Un journaliste me disait un jour, début 2023, quelques mois après la sortie de ChatGPT : « intéressez-vous à ce sujet car les technologies d’IA vont bousculer toutes les institutions qui vivent d’une rente de connaissances ».
Il n’y a pas que des connaissances dans la vie de l’Eglise, il y a des rencontres, des liturgies, des sacrements et beaucoup de lieux de partages, mais il est certain qu’il y a aussi de la connaissance, de l’histoire, et l’enjeu essentiel du sens donné à l’existence.
Avec tous ceux qui sont réunis au Sommet de Paris pour l’IA, l’Eglise catholique de France sait que la révolution technologique va modifier notre façon de vivre, de travailler, et d’entrer en relation les uns avec les autres. L’intelligence artificielle (IA) est désormais intégrée aux moteurs de recherche, aux bases de données juridiques, aux outils d’aide à la décision clinique, et son potentiel est déjà bien visible dans l’éducation, … qu’en sera-t-il pour les religions ?
Compte tenu de leur sensibilité à l’être humain, à sa vie intérieure, sa vie psychique et spirituelle, à la dimension de vocation de sa vie et d’accomplissement de sa personne, les religions sont conscientes des dangers et des risques associés aux types d’IA les plus performants, qui peuvent induire une confusion en l’humain et la machine.
C’est en testant elle-même ces outils, que l’Eglise catholique parvient à se faire une idée précise des possibilités et des limites. C’est en ce sens qu’un groupe de travail unissant le S.P.I et la CEF s’est formé pour tester les modèles de langages, et faire monter en compétences les différents acteurs de la vie de l’Eglise catholique.
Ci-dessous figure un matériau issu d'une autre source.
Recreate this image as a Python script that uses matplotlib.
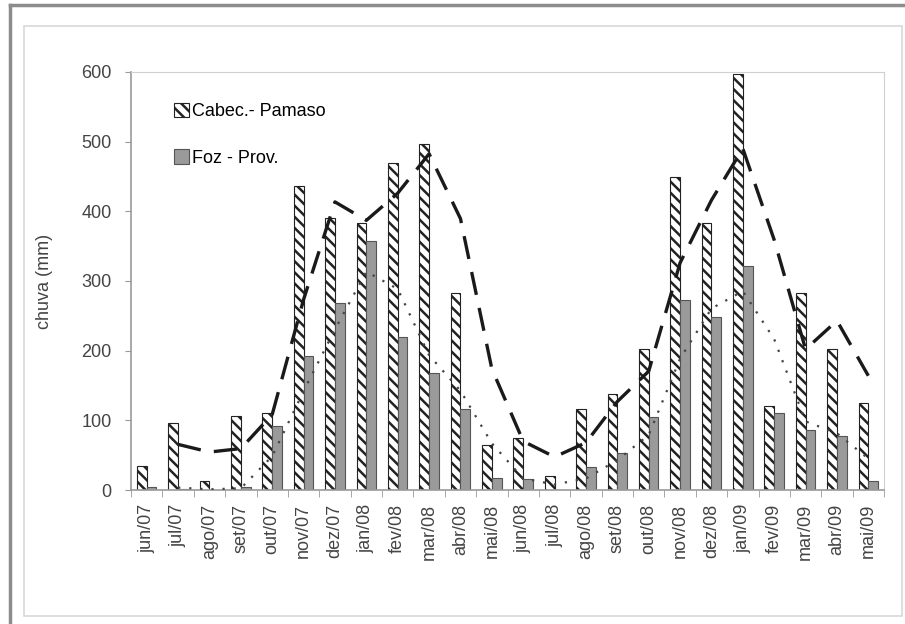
import numpy as np
import pandas as pd
import matplotlib
matplotlib.use("Agg")
import matplotlib.pyplot as plt
from matplotlib.lines import Line2D
from matplotlib.patches import Rectangle

months = ["jun/07", "jul/07", "ago/07", "set/07", "out/07", "nov/07", "dez/07",
          "jan/08", "fev/08", "mar/08", "abr/08", "mai/08", "jun/08", "jul/08",
          "ago/08", "set/08", "out/08", "nov/08", "dez/08", "jan/09", "fev/09",
          "mar/09", "abr/09", "mai/09"]
cabec = [35, 96, 13, 106, 111, 436, 391, 383, 469, 496, 283, 65,
         75, 20, 116, 138, 203, 449, 383, 597, 121, 283, 203, 125]
foz = [5, 2, 0, 5, 92, 192, 269, 358, 219, 168, 117, 17,
       16, 0, 33, 53, 105, 272, 249, 322, 111, 86, 77, 13]

plt.rcParams["font.family"] = ["Liberation Sans", "DejaVu Sans"]
plt.rcParams["hatch.linewidth"] = 1.8

fig = plt.figure(figsize=(9.05, 6.24), dpi=100)
# outer frames (dark on top/left, light inner box)
fig.lines.append(Line2D([0.011, 0.011], [0, 0.992], transform=fig.transFigure,
                        color="#8c8c8c", linewidth=2.5))
fig.lines.append(Line2D([0.011, 1.0], [0.992, 0.992], transform=fig.transFigure,
                        color="#8c8c8c", linewidth=2.5))
fig.patches.append(Rectangle((0.026, 0.013), 0.971, 0.945, transform=fig.transFigure,
                             fill=False, edgecolor="#d8d8d8", linewidth=1.2))

ax = fig.add_axes([0.1448, 0.2147, 0.832, 0.670])
x = np.arange(len(months))
w = 0.31
ax.bar(x - w / 2, cabec, w, color="white", edgecolor="#222222", hatch="\\\\\\",
       linewidth=0.8, label="Cabec.- Pamaso", zorder=2)
ax.bar(x + w / 2, foz, w, color="#9a9a9a", edgecolor="#555555",
       linewidth=0.8, label="Foz - Prov.", zorder=2)

# 2-period moving average trend lines
ma_cabec = pd.Series(cabec).rolling(2).mean()
ma_foz = pd.Series(foz).rolling(2).mean()
ax.plot(x, ma_cabec, color="#1a1a1a", linewidth=2.4, dashes=(7, 4), zorder=3)
ax.plot(x, ma_foz, color="#444444", linewidth=1.6, dashes=(1, 4), zorder=3)

ax.set_xlim(-0.5, len(months) - 0.5)
ax.set_ylim(0, 600)
ax.set_yticks(range(0, 601, 100))
ax.set_xticks(x)
ax.set_xticklabels(months, rotation=90, fontsize=13, color="#444444")
ax.set_xticks(np.arange(-0.5, len(months), 1), minor=True)
ax.tick_params(axis="x", which="major", length=0, pad=10)
ax.tick_params(axis="x", which="minor", length=5, color="#999999", direction="out")
ax.tick_params(axis="y", labelsize=13, labelcolor="#444444", length=4,
               color="#999999", pad=10)
for side in ["top", "right"]:
    ax.spines[side].set_color("#d0d0d0")
for side in ["left", "bottom"]:
    ax.spines[side].set_color("#999999")
    ax.spines[side].set_linewidth(1.2)
ax.set_ylabel("chuva (mm)", fontsize=13, color="#444444", labelpad=20)

ax.legend(loc="upper left", bbox_to_anchor=(0.035, 0.965), frameon=False,
          fontsize=13, labelspacing=1.6, handlelength=0.85, handleheight=0.85,
          handletextpad=0.15)

fig.savefig("out.png", dpi=100)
La mission du Service pour les Professionnels de l’Information m’a conduit à observer ce qu’il faut appeler le « magistère de la parole » dans l’espace publique : qui parle ? qui écoute qui ? et comment se forme l’opinion ? Quelle place ces technologies vont-elles prendre ? Leur reconnait-on aujourd’hui un vrai magistère, une autorité qui déclasse le magistère traditionnel des médias ? La puissance de diffusion, leurs audiences considérables rendues possible par les 6 à 7h que nous passons en ligne chaque jour, donnent à penser qu’il y a bien un magistère des technologies.
Alors, nous nous sommes posé une question : les IA génératives seront-elles demain le premier prescripteur de connaissances religieuses ? Vont-elles conditionner toutes les représentations de l’opinion sur les religions ? Vont-elles également ravir le magistère de la parole ?
L’Eglise catholique peut trouver dans ces nouveaux outils numériques une capacité inédite d’exprimer son propre point de vue. Selon des paramétrages précis, il est possible de leur donner une tonalité pastorale voulue.
Dans un monde où la quête de sens et le désir de répondre aux questions existentielles restent fondamentaux, l’IA présente des moyens nouveaux pour faciliter l’accès aux œuvres des grands auteurs spirituels, et “personnaliser” un accompagnement.
Le récent Synode de l’Eglise catholique a souligné l’importance de son engagement dans l’espace numérique. On lit au n°113 :
« La diffusion de la culture numérique, particulièrement évidente chez les jeunes, modifie profondément la perception de l’espace et du temps, influençant les activités quotidiennes, les communications et les relations interpersonnelles, y compris la foi (…) Cette réalité nous prend au dépourvu et nous oblige à consacrer des ressources pour que l’environnement numérique soit un lieu prophétique de mission et de proclamation. Les Églises locales devraient encourager, soutenir et accompagner ceux qui sont engagés dans la mission dans l’environnement numérique. »
Et cet enjeu missionnaire est encore clairement présent au n°149 :
« La culture numérique constitue une dimension cruciale du témoignage de l’Église dans la culture contemporaine, ainsi qu’un champ missionnaire émergent. C’est pourquoi il est nécessaire de veiller à ce que le message chrétien soit présent en ligne d’une manière fiable sans que son contenu ne soit déformé de manière idéologique. »
Alors ces outils trouvent tout leur sens s’ils permettent d’aller ultimement à la rencontre d’autres personnes. Loin d’isoler, les capacités des IA génératives peuvent encourager à l’écoute des personnes, à la découverte de l’autre et favoriser des occasions de partages.
Si l’Eglise catholique voit le potentiel de l’IA, elle sait la possibilité qu’une confusion s’installe entre les IA et de véritables personnes. Cela va exiger d’accroitre la visibilité des institutions humaines qui commandent ces outils. Si l’Église veut inspirer les consciences, il faut qu’elle occupe ce terrain.
Elle se réjouit de pouvoir compter sur les conseils de personnalités compétentes dans ces domaines, sur les avis d’experts, et c’est avec eux que nous allons à présent discuter.